§ Stored records:
—————

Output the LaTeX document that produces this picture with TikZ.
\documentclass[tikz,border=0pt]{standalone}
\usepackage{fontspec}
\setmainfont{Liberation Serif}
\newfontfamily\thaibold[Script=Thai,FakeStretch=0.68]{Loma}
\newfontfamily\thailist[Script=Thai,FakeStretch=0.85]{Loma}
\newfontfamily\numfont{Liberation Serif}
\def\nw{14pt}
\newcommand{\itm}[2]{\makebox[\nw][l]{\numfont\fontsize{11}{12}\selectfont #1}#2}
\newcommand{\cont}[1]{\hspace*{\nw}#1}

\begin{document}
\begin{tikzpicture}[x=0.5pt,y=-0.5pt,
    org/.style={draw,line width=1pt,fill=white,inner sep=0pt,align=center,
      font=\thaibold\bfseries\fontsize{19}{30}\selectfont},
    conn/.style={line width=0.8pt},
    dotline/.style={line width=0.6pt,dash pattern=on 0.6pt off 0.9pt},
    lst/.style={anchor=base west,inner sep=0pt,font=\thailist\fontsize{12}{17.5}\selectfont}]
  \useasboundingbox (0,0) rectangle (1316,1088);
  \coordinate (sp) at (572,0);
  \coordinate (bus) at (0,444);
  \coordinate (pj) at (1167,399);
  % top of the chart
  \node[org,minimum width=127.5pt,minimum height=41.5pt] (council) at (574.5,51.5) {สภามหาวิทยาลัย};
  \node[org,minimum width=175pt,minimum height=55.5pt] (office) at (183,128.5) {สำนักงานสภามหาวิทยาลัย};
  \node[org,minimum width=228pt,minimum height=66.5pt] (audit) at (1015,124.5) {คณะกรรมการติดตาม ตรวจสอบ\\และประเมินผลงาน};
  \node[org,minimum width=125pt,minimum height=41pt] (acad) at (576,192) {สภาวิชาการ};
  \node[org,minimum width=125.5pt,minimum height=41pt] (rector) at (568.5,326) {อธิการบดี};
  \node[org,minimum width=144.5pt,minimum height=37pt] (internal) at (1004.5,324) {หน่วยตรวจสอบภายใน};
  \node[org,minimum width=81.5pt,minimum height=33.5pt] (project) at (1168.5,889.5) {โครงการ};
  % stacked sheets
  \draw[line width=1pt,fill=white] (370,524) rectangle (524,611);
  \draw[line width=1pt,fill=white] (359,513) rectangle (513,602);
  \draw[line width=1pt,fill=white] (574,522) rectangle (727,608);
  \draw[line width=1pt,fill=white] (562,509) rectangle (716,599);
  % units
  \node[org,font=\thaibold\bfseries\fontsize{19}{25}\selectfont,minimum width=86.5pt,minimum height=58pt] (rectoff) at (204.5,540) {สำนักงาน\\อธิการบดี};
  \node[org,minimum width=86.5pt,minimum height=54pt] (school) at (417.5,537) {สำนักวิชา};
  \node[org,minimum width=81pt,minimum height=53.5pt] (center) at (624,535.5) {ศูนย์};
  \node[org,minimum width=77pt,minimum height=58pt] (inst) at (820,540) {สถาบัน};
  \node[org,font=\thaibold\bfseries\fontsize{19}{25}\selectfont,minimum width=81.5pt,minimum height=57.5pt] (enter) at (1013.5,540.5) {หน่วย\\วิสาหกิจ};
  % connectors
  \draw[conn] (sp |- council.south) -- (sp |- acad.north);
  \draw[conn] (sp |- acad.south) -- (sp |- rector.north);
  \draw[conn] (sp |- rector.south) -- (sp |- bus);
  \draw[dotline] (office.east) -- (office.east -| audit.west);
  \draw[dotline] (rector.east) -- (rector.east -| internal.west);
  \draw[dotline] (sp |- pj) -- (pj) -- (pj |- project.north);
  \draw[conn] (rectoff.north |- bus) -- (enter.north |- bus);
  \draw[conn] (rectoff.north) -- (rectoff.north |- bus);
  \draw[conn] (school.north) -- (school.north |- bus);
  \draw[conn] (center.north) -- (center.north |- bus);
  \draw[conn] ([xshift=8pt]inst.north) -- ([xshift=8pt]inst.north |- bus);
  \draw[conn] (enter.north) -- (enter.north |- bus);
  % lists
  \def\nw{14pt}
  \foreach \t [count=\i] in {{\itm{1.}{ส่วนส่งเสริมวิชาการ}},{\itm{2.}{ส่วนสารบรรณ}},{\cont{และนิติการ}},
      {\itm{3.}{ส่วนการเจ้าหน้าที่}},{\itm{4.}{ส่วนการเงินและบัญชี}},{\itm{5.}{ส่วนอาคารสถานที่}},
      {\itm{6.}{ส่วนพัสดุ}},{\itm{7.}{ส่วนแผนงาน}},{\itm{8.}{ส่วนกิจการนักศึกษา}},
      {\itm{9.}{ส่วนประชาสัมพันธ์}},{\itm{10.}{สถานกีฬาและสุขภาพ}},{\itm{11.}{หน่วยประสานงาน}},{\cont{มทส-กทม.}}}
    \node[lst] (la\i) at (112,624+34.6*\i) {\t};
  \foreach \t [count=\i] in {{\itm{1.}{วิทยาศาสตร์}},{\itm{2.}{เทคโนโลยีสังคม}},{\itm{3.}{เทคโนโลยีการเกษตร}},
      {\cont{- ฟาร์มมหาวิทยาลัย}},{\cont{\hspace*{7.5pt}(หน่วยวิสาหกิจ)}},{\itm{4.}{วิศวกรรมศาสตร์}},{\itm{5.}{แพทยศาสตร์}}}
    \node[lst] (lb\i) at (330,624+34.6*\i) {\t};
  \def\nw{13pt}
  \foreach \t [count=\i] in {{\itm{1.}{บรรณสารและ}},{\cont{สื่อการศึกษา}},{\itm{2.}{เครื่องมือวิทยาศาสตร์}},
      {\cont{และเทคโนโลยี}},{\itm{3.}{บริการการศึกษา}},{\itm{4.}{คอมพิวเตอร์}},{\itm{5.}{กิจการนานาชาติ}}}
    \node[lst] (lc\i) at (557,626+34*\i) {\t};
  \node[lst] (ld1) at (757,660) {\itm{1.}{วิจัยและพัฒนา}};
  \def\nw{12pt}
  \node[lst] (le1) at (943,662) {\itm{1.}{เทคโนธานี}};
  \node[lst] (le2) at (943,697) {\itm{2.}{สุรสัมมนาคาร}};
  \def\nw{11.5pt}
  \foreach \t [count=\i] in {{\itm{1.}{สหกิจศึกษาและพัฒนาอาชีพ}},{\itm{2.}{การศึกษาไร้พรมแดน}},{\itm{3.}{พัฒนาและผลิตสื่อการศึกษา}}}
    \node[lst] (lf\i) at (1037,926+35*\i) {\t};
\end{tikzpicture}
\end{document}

—————

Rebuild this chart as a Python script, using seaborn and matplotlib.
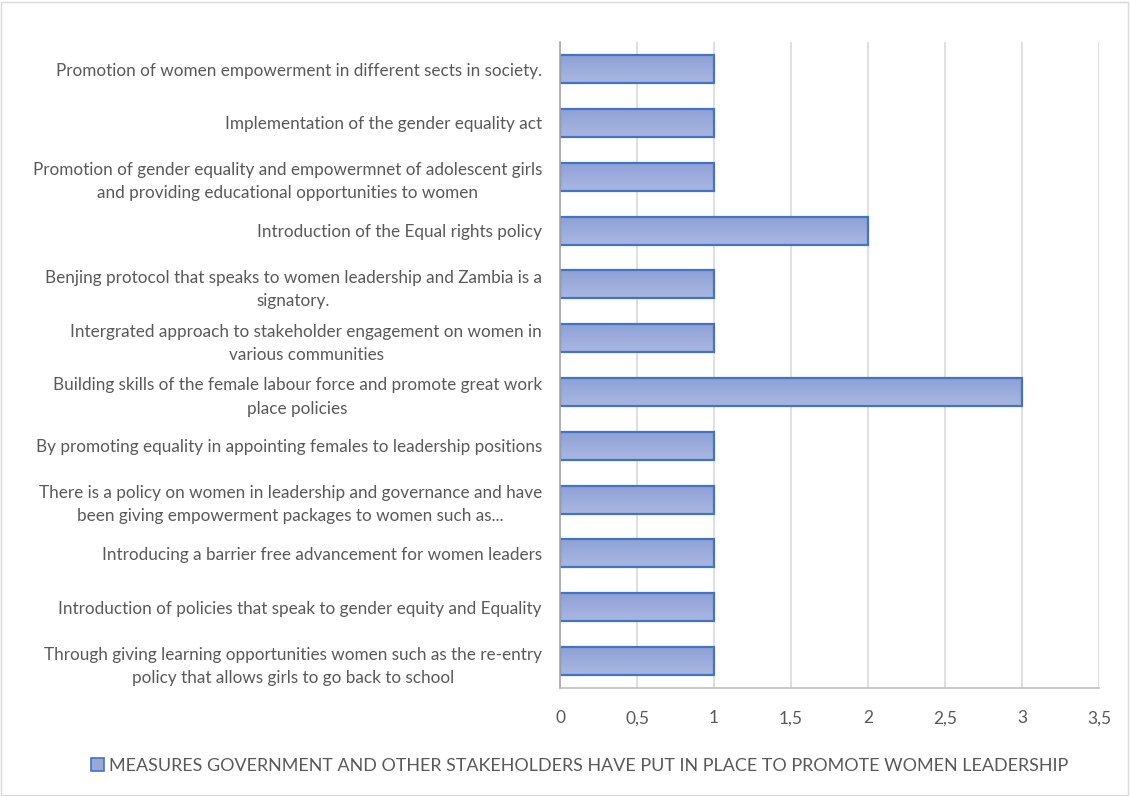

—————

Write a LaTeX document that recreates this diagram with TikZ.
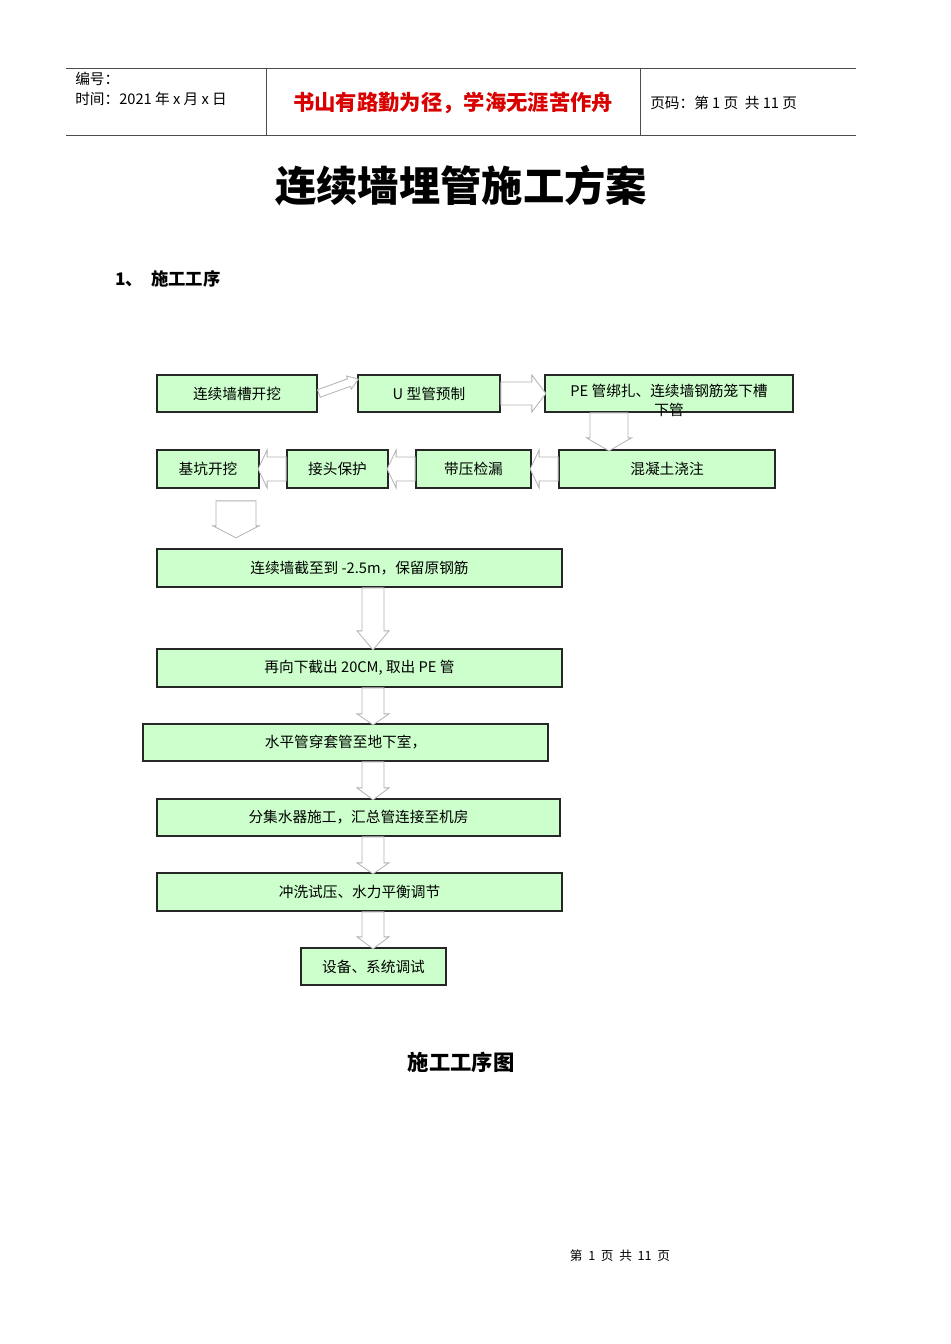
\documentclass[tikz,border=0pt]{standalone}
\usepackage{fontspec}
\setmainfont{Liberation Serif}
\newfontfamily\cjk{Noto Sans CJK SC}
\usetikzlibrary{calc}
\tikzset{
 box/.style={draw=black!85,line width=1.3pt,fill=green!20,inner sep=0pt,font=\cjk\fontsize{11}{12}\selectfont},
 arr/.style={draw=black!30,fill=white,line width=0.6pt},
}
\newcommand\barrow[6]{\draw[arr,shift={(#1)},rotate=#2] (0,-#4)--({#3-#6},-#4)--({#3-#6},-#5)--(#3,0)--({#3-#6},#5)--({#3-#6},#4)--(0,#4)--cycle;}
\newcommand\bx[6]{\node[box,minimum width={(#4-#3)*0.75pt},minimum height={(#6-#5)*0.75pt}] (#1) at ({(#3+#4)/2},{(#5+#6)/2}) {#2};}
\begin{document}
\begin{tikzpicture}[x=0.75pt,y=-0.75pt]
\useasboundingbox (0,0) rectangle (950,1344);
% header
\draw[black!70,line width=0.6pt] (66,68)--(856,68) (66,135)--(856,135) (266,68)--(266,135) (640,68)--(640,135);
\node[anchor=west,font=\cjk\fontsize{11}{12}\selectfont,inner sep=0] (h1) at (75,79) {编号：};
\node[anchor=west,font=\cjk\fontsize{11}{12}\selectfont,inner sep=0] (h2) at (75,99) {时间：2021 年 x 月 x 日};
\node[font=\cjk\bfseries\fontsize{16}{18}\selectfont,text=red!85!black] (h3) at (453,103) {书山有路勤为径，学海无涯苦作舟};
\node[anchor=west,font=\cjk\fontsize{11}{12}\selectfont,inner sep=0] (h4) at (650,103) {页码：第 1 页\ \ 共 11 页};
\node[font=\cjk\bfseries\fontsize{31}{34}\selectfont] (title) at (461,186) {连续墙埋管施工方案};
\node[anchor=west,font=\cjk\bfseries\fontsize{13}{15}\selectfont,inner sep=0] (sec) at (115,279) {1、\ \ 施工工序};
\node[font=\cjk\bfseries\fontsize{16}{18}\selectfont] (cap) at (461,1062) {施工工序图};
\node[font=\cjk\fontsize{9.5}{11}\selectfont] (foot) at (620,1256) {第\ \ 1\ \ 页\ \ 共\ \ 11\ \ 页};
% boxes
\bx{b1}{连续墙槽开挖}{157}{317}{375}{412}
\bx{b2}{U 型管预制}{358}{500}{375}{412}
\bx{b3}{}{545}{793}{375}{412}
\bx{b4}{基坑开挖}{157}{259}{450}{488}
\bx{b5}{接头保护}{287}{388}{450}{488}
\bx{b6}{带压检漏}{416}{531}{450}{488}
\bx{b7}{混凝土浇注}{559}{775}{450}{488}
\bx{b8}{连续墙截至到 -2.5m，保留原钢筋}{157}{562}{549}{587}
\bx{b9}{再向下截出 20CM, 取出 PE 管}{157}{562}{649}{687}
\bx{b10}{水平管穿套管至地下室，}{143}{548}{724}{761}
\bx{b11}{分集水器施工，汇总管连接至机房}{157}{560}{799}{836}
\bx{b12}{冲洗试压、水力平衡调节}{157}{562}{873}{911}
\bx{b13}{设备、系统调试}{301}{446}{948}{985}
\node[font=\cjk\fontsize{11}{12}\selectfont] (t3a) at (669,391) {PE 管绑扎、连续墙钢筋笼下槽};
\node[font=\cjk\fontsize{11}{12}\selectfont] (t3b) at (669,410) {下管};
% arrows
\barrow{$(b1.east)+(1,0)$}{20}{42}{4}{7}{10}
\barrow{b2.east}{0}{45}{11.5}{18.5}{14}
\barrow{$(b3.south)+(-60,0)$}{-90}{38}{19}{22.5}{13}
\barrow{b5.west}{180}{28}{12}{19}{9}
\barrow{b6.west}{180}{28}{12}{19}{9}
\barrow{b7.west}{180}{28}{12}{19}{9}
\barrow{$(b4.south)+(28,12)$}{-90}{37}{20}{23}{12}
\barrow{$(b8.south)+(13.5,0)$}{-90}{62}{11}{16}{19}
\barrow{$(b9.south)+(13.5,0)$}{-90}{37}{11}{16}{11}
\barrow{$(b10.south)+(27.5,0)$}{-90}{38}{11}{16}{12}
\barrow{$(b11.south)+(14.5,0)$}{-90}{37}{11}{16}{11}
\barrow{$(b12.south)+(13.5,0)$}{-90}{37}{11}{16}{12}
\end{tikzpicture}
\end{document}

—————

§ What you are asked to do:
Scan the entries above for the word "with" and collect each line holding it.

§ Response to the exercise:
Output the LaTeX document that produces this picture with TikZ.
Write a LaTeX document that recreates this diagram with TikZ.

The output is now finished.